Cinema de terror, aliás, um novo romantismo
Ficará, por certo, como o objecto inclassificável da secção competitiva do Festival de Cannes de 2021: "Titane", de Julia Ducournau, reiventa o género de terror... e vai mais além.
16 Jul 2021 1:58
A melhor maneira de definir "Titane" será… não tentar defini-lo. Que dizer, de facto, de um filme que começa com uma jovem, ainda criança, a ter um acidente com o pai, sendo salva por uma placa de titânio colocada no seu cérebro? E como explicar que, alguns anos mais tarde, pelas suas veias corra, não o vermelho do sangue, mas um líquido oleoso? E porque é que esse ser tão singular, se transforma de Alexia em André?…

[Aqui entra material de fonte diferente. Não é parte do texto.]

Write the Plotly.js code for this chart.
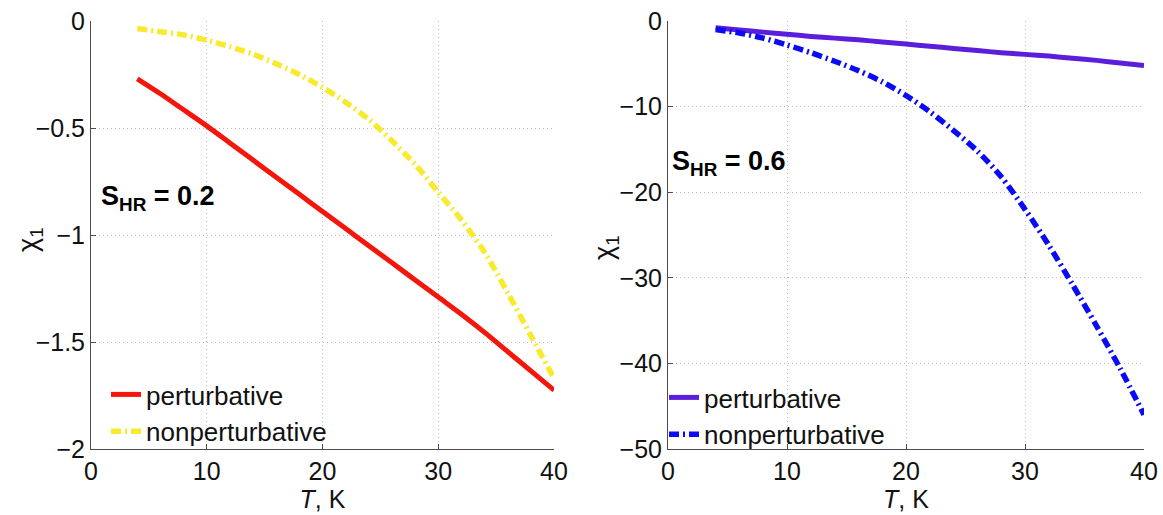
<!DOCTYPE html>
<html>
<head>
<meta charset="utf-8">
<script src="https://cdn.plot.ly/plotly-3.0.1.min.js"></script>
<style>html,body{margin:0;padding:0;background:#fff;}#chart{width:1163px;height:515px;}</style>
</head>
<body>
<div id="chart"></div>
<script>
// Left panel: S_HR = 0.2
const T_left = [4, 6, 8, 10, 12, 14, 16, 18, 20, 22, 24, 26, 28, 30, 32, 34, 36, 38, 40];
const pertLeft = [-0.27, -0.34, -0.415, -0.49, -0.57, -0.65, -0.73, -0.81, -0.89, -0.97, -1.05, -1.13, -1.21, -1.29, -1.37, -1.455, -1.545, -1.635, -1.725];
const nonpertLeft = [-0.035, -0.05, -0.065, -0.09, -0.12, -0.155, -0.20, -0.25, -0.31, -0.38, -0.46, -0.56, -0.67, -0.80, -0.93, -1.08, -1.27, -1.47, -1.67];

// Right panel: S_HR = 0.6
const T_right = [4, 6, 8, 10, 12, 14, 16, 18, 20, 22, 24, 26, 28, 30, 32, 34, 36, 38, 40];
const pertRight = [-0.8, -1.05, -1.3, -1.55, -1.8, -2.0, -2.2, -2.45, -2.7, -2.95, -3.2, -3.45, -3.7, -3.9, -4.1, -4.35, -4.6, -4.9, -5.2];
const nonpertRight = [-1.0, -1.4, -2.0, -2.8, -3.7, -4.7, -5.8, -7.1, -8.7, -10.6, -12.8, -15.2, -18.2, -22.0, -26.2, -30.8, -35.6, -40.6, -46.0];

const seriesNames = ['perturbative', 'nonperturbative'];
const panelLabels = ['<b>S<sub>HR</sub> = 0.2</b>', '<b>S<sub>HR</sub> = 0.6</b>'];
const xTitle = '<i>T</i>, K';
const yTitle = 'χ<sub>1</sub>';

const FONT = 'Liberation Sans, Arial, Helvetica, sans-serif';
const W = 1163, H = 515;
const px = v => v / W;
const py = v => 1 - v / H;
const DASHDOT = '10px,4px,2px,4px';

const traces = [
  {x: T_left, y: pertLeft, name: seriesNames[0], xaxis: 'x', yaxis: 'y', mode: 'lines',
   line: {color: '#f5160b', width: 5, shape: 'spline', smoothing: 0.8}, legend: 'legend'},
  {x: T_left, y: nonpertLeft, name: seriesNames[1], xaxis: 'x', yaxis: 'y', mode: 'lines',
   line: {color: '#f8ea2e', width: 5.5, dash: DASHDOT, shape: 'spline', smoothing: 0.8}, legend: 'legend'},
  {x: T_right, y: pertRight, name: seriesNames[0], xaxis: 'x2', yaxis: 'y2', mode: 'lines',
   line: {color: '#5b1fdc', width: 5, shape: 'spline', smoothing: 0.8}, legend: 'legend2'},
  {x: T_right, y: nonpertRight, name: seriesNames[1], xaxis: 'x2', yaxis: 'y2', mode: 'lines',
   line: {color: '#0a0af5', width: 5.5, dash: DASHDOT, shape: 'spline', smoothing: 0.8}, legend: 'legend2'}
];

function xa(domain, anchor) {
  return {
    domain: domain, anchor: anchor, range: [0, 40], dtick: 10, tick0: 0,
    ticks: 'inside', ticklen: 5, tickcolor: '#4d4d4d',
    showline: true, linecolor: '#4d4d4d', linewidth: 1, mirror: false,
    showgrid: true, gridcolor: '#bdbdbd', griddash: '1px,3px', gridwidth: 1,
    zeroline: false, tickfont: {family: FONT, size: 25, color: '#111'},
    title: {text: xTitle, font: {family: FONT, size: 25, color: '#111'}, standoff: 2}
  };
}
function ya(domain, anchor, range, dtick) {
  return {
    domain: domain, anchor: anchor, range: range, dtick: dtick,
    ticks: 'inside', ticklen: 5, tickcolor: '#4d4d4d',
    showline: true, linecolor: '#4d4d4d', linewidth: 1, mirror: false,
    showgrid: true, gridcolor: '#bdbdbd', griddash: '1px,3px', gridwidth: 1,
    zeroline: false, tickfont: {family: FONT, size: 25, color: '#111'}
  };
}

const yDom = [py(449), py(21)];
const layout = {
  width: W, height: H,
  margin: {l: 0, r: 0, t: 0, b: 0},
  paper_bgcolor: '#fff', plot_bgcolor: '#fff',
  font: {family: FONT, color: '#111'},
  xaxis: xa([px(91), px(554)], 'y'),
  yaxis: ya(yDom, 'x', [-2, 0], 0.5),
  xaxis2: xa([px(668), px(1144)], 'y2'),
  yaxis2: ya(yDom, 'x2', [-50, 0], 10),
  showlegend: true,
  legend: {x: px(106), y: py(371), xanchor: 'left', yanchor: 'top', xref: 'paper', yref: 'paper',
           bgcolor: 'rgba(0,0,0,0)', font: {family: FONT, size: 26, color: '#111'}, tracegroupgap: 0},
  legend2: {x: px(664), y: py(374), xanchor: 'left', yanchor: 'top', xref: 'paper', yref: 'paper',
           bgcolor: 'rgba(0,0,0,0)', font: {family: FONT, size: 26, color: '#111'}, tracegroupgap: 0},
  annotations: [
    {text: panelLabels[0], xref: 'paper', yref: 'paper', x: px(99), y: py(198), xanchor: 'left', yanchor: 'middle',
     showarrow: false, font: {family: FONT, size: 27, color: '#000'}},
    {text: panelLabels[1], xref: 'paper', yref: 'paper', x: px(670), y: py(163), xanchor: 'left', yanchor: 'middle',
     showarrow: false, font: {family: FONT, size: 27, color: '#000'}},
    {text: yTitle, xref: 'paper', yref: 'paper', x: px(30), y: py(240), xanchor: 'center', yanchor: 'middle',
     textangle: -90, showarrow: false, font: {family: FONT, size: 27, color: '#111'}},
    {text: yTitle, xref: 'paper', yref: 'paper', x: px(606), y: py(248), xanchor: 'center', yanchor: 'middle',
     textangle: -90, showarrow: false, font: {family: FONT, size: 27, color: '#111'}}
  ]
};

Plotly.newPlot('chart', traces, layout, {staticPlot: true, displayModeBar: false});
</script>
</body>
</html>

Porquê Cronenberg? Porque é nele que somos convocados para a metódica decomposição do imaginário clássico (renascentista, em última instância) do corpo, ou melhor, da sua figuração. Tal como em "Crash" (1996), por exemplo, encontramos em "Titane" as marcas de um novo assombramento tecnológico: as vivências mais íntimas do corpo estão contaminadas pelas matérias das máquinas — máquinas desejantes, como alguém disse, ainda que noutro contexto. Será preciso acrescentar que tudo isso envolve uma interrogação drástica, de uma só vez angustiada e festiva, dos modelos da sexualidade que herdamos dos séculos XIX/XX?